Disarmament of the Lou Nuer
| Date | May 2010 – July 2010 |
| Location | The West bank of the Upper Nile State |

Belligerents
- Southern Sudan SPLA;: Shilluk militias

Commanders and leaders
- Makuol Ajang: Robert Gwan
- Casualties and losses: +10,000 displaced

= Shilluk disarmament campaign =

The Shilluk disarmament campaign was perpetrated by the Sudanese People's Liberation Army (SPLA) troops in the summer of 2010 in Upper Nile, South Sudan. The civilian disarmament process was aimed towards Shilluk communities and the disarmament was committed by Nuer and Dinka troops of the SPLA. The disarmament process lead to widespread allegations of human rights abuses and served as the motivation of multiple Shilluk rebellions stemming from the region.

==Background==
The Comprehensive Peace Agreement (CPA) signed in 2005, brought the end to the Second Sudanese Civil War. The CPA also called for the disarmament, demobilization and reintegration of armed groups. The SPLA started the disarmament process in Jonglei State in order to reduce ethnic violence and to ensure the security of its territory.
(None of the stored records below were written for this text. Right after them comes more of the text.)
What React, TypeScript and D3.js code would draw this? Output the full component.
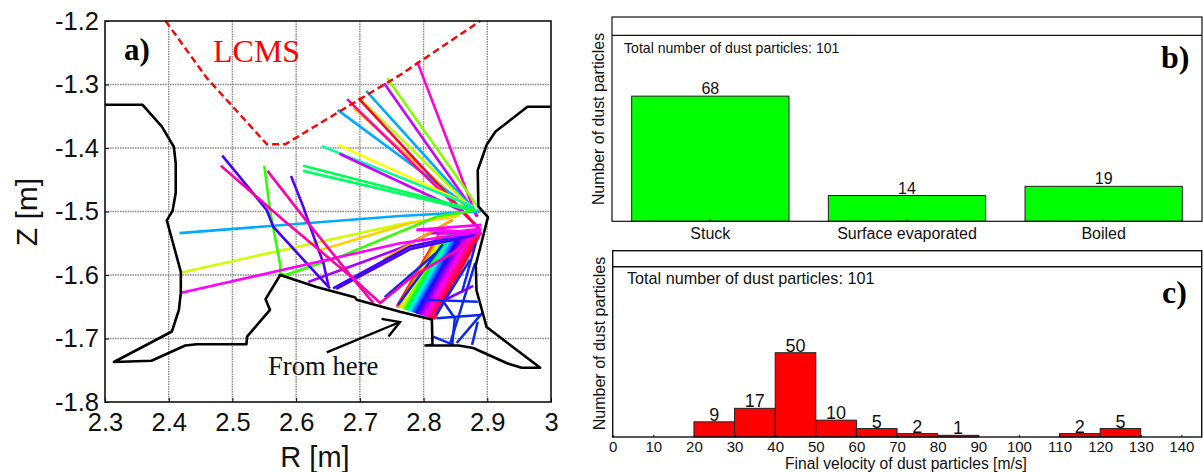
import React, { useEffect, useRef } from "react";
import * as d3 from "d3";

// panel a) values, R and Z in metres
type Pt = [number, number];
const wallPoints: Pt[] = [
  [2.3, -1.332], [2.359, -1.332], [2.389, -1.366], [2.408, -1.398], [2.411, -1.424], [2.411, -1.471],
  [2.406, -1.499], [2.397, -1.514], [2.419, -1.595], [2.419, -1.628], [2.416, -1.655], [2.405, -1.689],
  [2.314, -1.737], [2.373, -1.735], [2.426, -1.711], [2.444, -1.709], [2.522, -1.709], [2.523, -1.697],
  [2.559, -1.655], [2.552, -1.638], [2.575, -1.6], [2.632, -1.619], [2.692, -1.635], [2.695, -1.639],
  [2.763, -1.658], [2.813, -1.67], [2.814, -1.71], [2.803, -1.711], [2.855, -1.711], [2.878, -1.715],
  [2.931, -1.739], [2.954, -1.746], [2.983, -1.746], [2.899, -1.682], [2.883, -1.624], [2.882, -1.584],
  [2.901, -1.509], [2.886, -1.492], [2.885, -1.435], [2.899, -1.395], [2.913, -1.374], [2.963, -1.335], [3, -1.335],
];
const lcmsPoints: Pt[] = [
  [2.395, -1.2], [2.46, -1.29], [2.554, -1.394], [2.583, -1.394], [2.763, -1.285], [2.889, -1.2],
];
const arrowShaft: Pt[] = [[2.648, -1.722], [2.763, -1.674]];
const arrowHead: Pt[] = [[2.734, -1.669], [2.763, -1.674], [2.745, -1.697]];

// dense fan of trajectories, left to right
const wedgeFootR = [2.758, 2.76, 2.762, 2.764, 2.766, 2.768, 2.77, 2.772, 2.774, 2.776, 2.778, 2.78, 2.782, 2.784, 2.786, 2.788, 2.79, 2.792, 2.794, 2.796, 2.798, 2.8, 2.802, 2.804, 2.806, 2.808, 2.81, 2.812, 2.814, 2.816];
const wedgeFootZ = [-1.65, -1.651, -1.651, -1.652, -1.653, -1.653, -1.654, -1.655, -1.655, -1.656, -1.657, -1.657, -1.658, -1.659, -1.659, -1.66, -1.661, -1.661, -1.662, -1.663, -1.663, -1.664, -1.665, -1.665, -1.666, -1.667, -1.667, -1.668, -1.669, -1.67];
const wedgeTopR = [2.826, 2.828, 2.83, 2.832, 2.834, 2.837, 2.839, 2.841, 2.843, 2.846, 2.848, 2.85, 2.852, 2.854, 2.857, 2.859, 2.861, 2.863, 2.866, 2.868, 2.87, 2.872, 2.875, 2.877, 2.879, 2.881, 2.883, 2.886, 2.888, 2.89];
const wedgeColors = ["#ff2000", "#ff6000", "#ffa000", "#ffe000", "#ddff00", "#99ff00", "#55ff00", "#11ff00", "#00ff44", "#00ff88", "#00ffcc", "#00eeff", "#00aaff", "#0088ff", "#0055ff", "#0022ff", "#2200ff", "#4400ff", "#6600ff", "#8800ff", "#aa00ff", "#cc00ff", "#ee00ff", "#ff00ee", "#ff00cc", "#ff00aa", "#ff0088", "#ff0066", "#ff0044", "#ff0022"];
const wedgeTopZ = -1.533;

const blueTracks: Pt[][] = [
  [[2.881, -1.581], [2.842, -1.707]],
  [[2.892, -1.66], [2.852, -1.707]],
  [[2.885, -1.674], [2.876, -1.71]],
  [[2.873, -1.576], [2.834, -1.639], [2.82, -1.663]],
  [[2.829, -1.639], [2.849, -1.668], [2.845, -1.71]],
  [[2.802, -1.639], [2.885, -1.642]],
  [[2.82, -1.668], [2.889, -1.663]],
  [[2.815, -1.697], [2.847, -1.71]],
  [[2.882, -1.55], [2.86, -1.628]],
  [[2.739, -1.635], [2.821, -1.564]],
  [[2.76, -1.647], [2.83, -1.552]],
];
const tracks: { color: string; pts: Pt[] }[] = [
  { color: "#ff00dd", pts: [[2.79, -1.264], [2.883, -1.508]] },
  { color: "#80ff00", pts: [[2.743, -1.29], [2.889, -1.498]] },
  { color: "#cc00ff", pts: [[2.738, -1.298], [2.885, -1.508]] },
  { color: "#00aaff", pts: [[2.71, -1.31], [2.883, -1.502]] },
  { color: "#b0ff00", pts: [[2.699, -1.321], [2.873, -1.492]] },
  { color: "#ffc000", pts: [[2.69, -1.337], [2.873, -1.498]] },
  { color: "#00aaff", pts: [[2.665, -1.34], [2.878, -1.498]] },
  { color: "#ff00aa", pts: [[2.68, -1.323], [2.889, -1.529]] },
  { color: "#ff0040", pts: [[2.698, -1.322], [2.889, -1.529]] },
  { color: "#ffff00", pts: [[2.666, -1.395], [2.878, -1.492]] },
  { color: "#00ff99", pts: [[2.64, -1.397], [2.878, -1.492]] },
  { color: "#cc00ff", pts: [[2.668, -1.409], [2.862, -1.5]] },
  { color: "#00ff55", pts: [[2.611, -1.428], [2.883, -1.498]] },
  { color: "#00ff66", pts: [[2.611, -1.436], [2.883, -1.5]] },
  { color: "#00aaff", pts: [[2.417, -1.534], [2.763, -1.507], [2.889, -1.5]] },
  { color: "#ccff00", pts: [[2.42, -1.596], [2.763, -1.52], [2.857, -1.506]] },
  { color: "#ffd000", pts: [[2.637, -1.561], [2.779, -1.518], [2.852, -1.508]] },
  { color: "#30ff00", pts: [[2.55, -1.428], [2.559, -1.498], [2.575, -1.584], [2.575, -1.597], [2.583, -1.6], [2.669, -1.571], [2.821, -1.508], [2.882, -1.498]] },
  { color: "#aa00ff", pts: [[2.619, -1.611], [2.763, -1.558], [2.81, -1.534], [2.889, -1.534]] },
  { color: "#ffa000", pts: [[2.737, -1.576], [2.789, -1.545], [2.846, -1.513]] },
  { color: "#4400ff", pts: [[2.484, -1.412], [2.507, -1.44], [2.554, -1.498], [2.564, -1.524], [2.617, -1.582], [2.653, -1.621]] },
  { color: "#5500ff", pts: [[2.592, -1.444], [2.611, -1.492], [2.622, -1.524], [2.643, -1.582], [2.651, -1.618]] },
  { color: "#4400ff", pts: [[2.658, -1.621], [2.779, -1.555], [2.885, -1.532]] },
  { color: "#4400ff", pts: [[2.663, -1.622], [2.78, -1.559], [2.885, -1.536]] },
  { color: "#ff00ff", pts: [[2.42, -1.628], [2.763, -1.55], [2.889, -1.532]] },
  { color: "#ff00ff", pts: [[2.789, -1.529], [2.891, -1.521]] },
  { color: "#ff00ff", pts: [[2.789, -1.529], [2.891, -1.532]] },
  { color: "#ff00ff", pts: [[2.825, -1.535], [2.891, -1.527]] },
  { color: "#ff00aa", pts: [[2.482, -1.428], [2.577, -1.511], [2.689, -1.605], [2.732, -1.644], [2.779, -1.605], [2.849, -1.563], [2.889, -1.534]] },
  { color: "#ff00aa", pts: [[2.555, -1.436], [2.617, -1.516], [2.687, -1.603], [2.721, -1.644]] },
  { color: "#8000ff", pts: [[2.834, -1.639], [2.878, -1.617]] },
];
const rTicks = [2.3, 2.4, 2.5, 2.6, 2.7, 2.8, 2.9, 3];
const zTicks = [-1.2, -1.3, -1.4, -1.5, -1.6, -1.7, -1.8];

// panel b)
const fates = ["Stuck", "Surface evaporated", "Boiled"];
const fateCounts = [68, 14, 19];

// panel c)
const binStarts = [20, 30, 40, 50, 60, 70, 80, 110, 120];
const binCounts = [9, 17, 50, 10, 5, 2, 1, 2, 5];
const velocityTicks = [0, 10, 20, 30, 40, 50, 60, 70, 80, 90, 100, 110, 120, 130, 140];
const totalParticles = 101;

const ARIAL = "'Liberation Sans', Arial, sans-serif";
const TIMES = "'Liberation Serif', 'Times New Roman', serif";

const rScale = d3.scaleLinear().domain([2.3, 3]).range([105, 551]);
const zScale = d3.scaleLinear().domain([-1.8, -1.2]).range([402, 21]);
const line = d3.line<Pt>().x((d) => rScale(d[0])).y((d) => zScale(d[1]));

const fateX = d3.scaleBand().domain(fates).range([612, 1202]).paddingInner(0.2).paddingOuter(0.1);
const fateY = d3.scaleLinear().domain([0, 111]).range([221.3, 17]);
const velX = d3.scaleLinear().domain([0, 145]).range([612.7, 1201.7]);
const velY = d3.scaleLinear().domain([0, 110.5]).range([437, 250.7]);

export default function App() {
  const ref = useRef<SVGSVGElement>(null);

  useEffect(() => {
    const svg = d3.select(ref.current);
    svg.selectAll("g.axis").remove();

    const styleAxis = (g: any, size: number) => {
      g.attr("class", "axis").attr("font-family", ARIAL).attr("font-size", size);
      g.selectAll(".domain").remove();
      g.selectAll("text").attr("fill", "#111");
    };

    svg.append("g").attr("transform", "translate(0,402)")
      .call(d3.axisBottom(rScale).tickValues(rTicks).tickFormat((d) => String(d)).tickSize(-4).tickPadding(11))
      .call(styleAxis, 25.5);
    svg.append("g").attr("transform", "translate(105,0)")
      .call(d3.axisLeft(zScale).tickValues(zTicks).tickFormat((d) => String(d)).tickSize(-4).tickPadding(6))
      .call(styleAxis, 25.5);

    svg.append("g").attr("transform", "translate(0,221.3)")
      .call(d3.axisBottom(fateX).tickSize(-2).tickPadding(6))
      .call(styleAxis, 16);
    svg.append("g").attr("transform", "translate(0,437)")
      .call(d3.axisBottom(velX).tickValues(velocityTicks).tickFormat((d) => String(d)).tickSize(-2).tickPadding(4))
      .call(styleAxis, 15);
  }, []);

  const binW = velX(10) - velX(0);

  return (
    <svg ref={ref} width={1203} height={472} style={{ position: "absolute", left: 0, top: 0, background: "#fff" }}>
      {/* panel a */}
      {rTicks.slice(1, -1).map((r) => (
        <line key={r} x1={rScale(r)} x2={rScale(r)} y1={21} y2={402} stroke="#888" strokeWidth={1.4} strokeDasharray="1.5 1" />
      ))}
      {zTicks.slice(1, -1).map((z) => (
        <line key={z} x1={105} x2={551} y1={zScale(z)} y2={zScale(z)} stroke="#888" strokeWidth={1.4} strokeDasharray="1.5 1" />
      ))}
      {wedgeFootR.map((r, i) => (
        <path key={i} d={line([[r, wedgeFootZ[i]], [wedgeTopR[i], wedgeTopZ]]) || ""} fill="none" stroke={wedgeColors[i]} strokeWidth={2.8} />
      ))}
      {blueTracks.map((pts, i) => (
        <path key={i} d={line(pts) || ""} fill="none" stroke="#0a28f0" strokeWidth={2.5} />
      ))}
      {tracks.map((t, i) => (
        <path key={i} d={line(t.pts) || ""} fill="none" stroke={t.color} strokeWidth={2.6} />
      ))}
      <path d={line(wallPoints) || ""} fill="none" stroke="#000" strokeWidth={2.6} strokeLinejoin="round" />
      <path d={line(lcmsPoints) || ""} fill="none" stroke="#ff0000" strokeWidth={2.4} strokeDasharray="7 4" />
      <path d={line(arrowShaft) || ""} fill="none" stroke="#000" strokeWidth={2.4} />
      <path d={line(arrowHead) || ""} fill="none" stroke="#000" strokeWidth={2.4} />
      <rect x={105} y={21} width={446} height={381} fill="none" stroke="#111" strokeWidth={1.6} />
      <text x={124} y={60} fontFamily={TIMES} fontWeight="bold" fontSize={31}>a)</text>
      <text x={213} y={62} fontFamily={TIMES} fontSize={32} fill="#ff0000">LCMS</text>
      <text x={268} y={375} fontFamily={TIMES} fontSize={26.7} fill="#111">From here</text>
      <text x={315} y={467} textAnchor="middle" fontFamily={ARIAL} fontSize={29} fill="#111">R [m]</text>
      <text transform="translate(37,212) rotate(-90)" textAnchor="middle" fontFamily={ARIAL} fontSize={30} fill="#111">Z [m]</text>

      {/* panel b */}
      {fates.map((f, i) => (
        <g key={f}>
          <rect x={fateX(f)} y={fateY(fateCounts[i])} width={fateX.bandwidth()} height={fateY(0) - fateY(fateCounts[i])} fill="#00ff00" stroke="#222" strokeWidth={1} />
          <text x={(fateX(f) || 0) + fateX.bandwidth() / 2} y={fateY(fateCounts[i]) - 2} textAnchor="middle" fontFamily={ARIAL} fontSize={16} fill="#111">{fateCounts[i]}</text>
        </g>
      ))}
      <rect x={612} y={17} width={590} height={204.3} fill="none" stroke="#111" strokeWidth={1.2} />
      <line x1={612} x2={1202} y1={fateY(totalParticles)} y2={fateY(totalParticles)} stroke="#111" strokeWidth={1.2} />
      <text x={624} y={53} fontFamily={ARIAL} fontSize={14.1} fill="#111">Total number of dust particles: {totalParticles}</text>
      <text x={1161} y={68} fontFamily={TIMES} fontWeight="bold" fontSize={32}>b)</text>
      <text transform="translate(604,119) rotate(-90)" textAnchor="middle" fontFamily={ARIAL} fontSize={15.9} fill="#111">Number of dust particles</text>

      {/* panel c */}
      {binStarts.map((s, i) => (
        <g key={s}>
          <rect x={velX(s)} y={velY(binCounts[i])} width={binW} height={velY(0) - velY(binCounts[i])} fill="#ff0000" stroke="#222" strokeWidth={1} />
          <text x={velX(s) + binW / 2} y={velY(binCounts[i]) - 1} textAnchor="middle" fontFamily={ARIAL} fontSize={18} fill="#111">{binCounts[i]}</text>
        </g>
      ))}
      <rect x={612.7} y={250.7} width={589} height={186.3} fill="none" stroke="#111" strokeWidth={1.4} />
      <line x1={612.7} x2={1201.7} y1={velY(totalParticles)} y2={velY(totalParticles)} stroke="#111" strokeWidth={1.6} />
      <text x={627} y={284} fontFamily={ARIAL} fontSize={16.2} fill="#111">Total number of dust particles: {totalParticles}</text>
      <text x={1162} y={303} fontFamily={TIMES} fontWeight="bold" fontSize={32}>c)</text>
      <text transform="translate(605,343.5) rotate(-90)" textAnchor="middle" fontFamily={ARIAL} fontSize={16} fill="#111">Number of dust particles</text>
      <text x={906} y={469} textAnchor="middle" fontFamily={ARIAL} fontSize={15.6} fill="#111">Final velocity of dust particles [m/s]</text>
    </svg>
  );
}
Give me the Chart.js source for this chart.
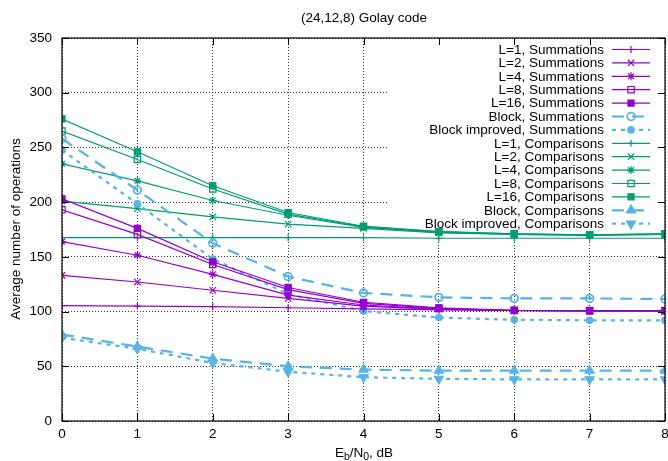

The disarmament of Lou Nuer in 2005, lasted around two months, and led to the deaths of around 400 SPLA soldiers and 1,200 Nuer White Army casualties. In the West bank of Upper Nile State, which is considered the homeland of the Shilluk, clashes erupted between the Shilluk and the Padang clan of the Dinka tribe. The clashes stemmed from a dispute between the two groups over whom should lead a parade in Malakal.

During the 2010 Southern Sudanese general elections Ethnically Shilluk Lam Akol and his opposition party SPLM-DC had a major political victory by gaining four seats in the South Sudan Legislative Assembly, which was more than any other opposition party in the country. After the elections violence in Upper Nile increased with armed elements attacking barges near Fashoda. These attacks lead to the SPLA blaming Akols party the SPLA-DC of inciting violence.

==The disarmament==
Due to the ongoing clashes and the victory of the SPLM-DC, the SPLA decided to start a disarmament campaign in Upper Nile especially targeting Shilluk communities. In May 2010, the SPLA deployed the 7th Infantry Division in Fashoda. The disarmament was reportedly led by Dinka troops which were considered as not trustworthy by the Shilluk due to their long time rivalry over the land of Upper Nile. During the disarmament the Dinka and Nuer SPLA troops were accused of large-scale abuses against the civilians, such as rape, torture and destroying the homes of the Shilluk. The disarmament process lasted around three months ending in July. At the end of the campaign over 10,000 Shilluk were displaced and around 21,444 residents of Fashoda County were in need of relief assistance. The clashes between the SPLA and the troops of Robert Gwang, a local Shilluk rebel, had killed 30 people in only July.

==Aftermath==
After the disarmament campaign an amnesty agreement was signed in August 2010. The agreement stipulated the integration of multiple opposition movements in to the national army. However fighting broke out between the ethnically Shilluk Agwelek forces led by Johnson Olonyi awaiting integration and the SPLA forces. The fighting between Olonyi and SPLA continued until June 2013 when Olonyi signed an amnesty deal with the government.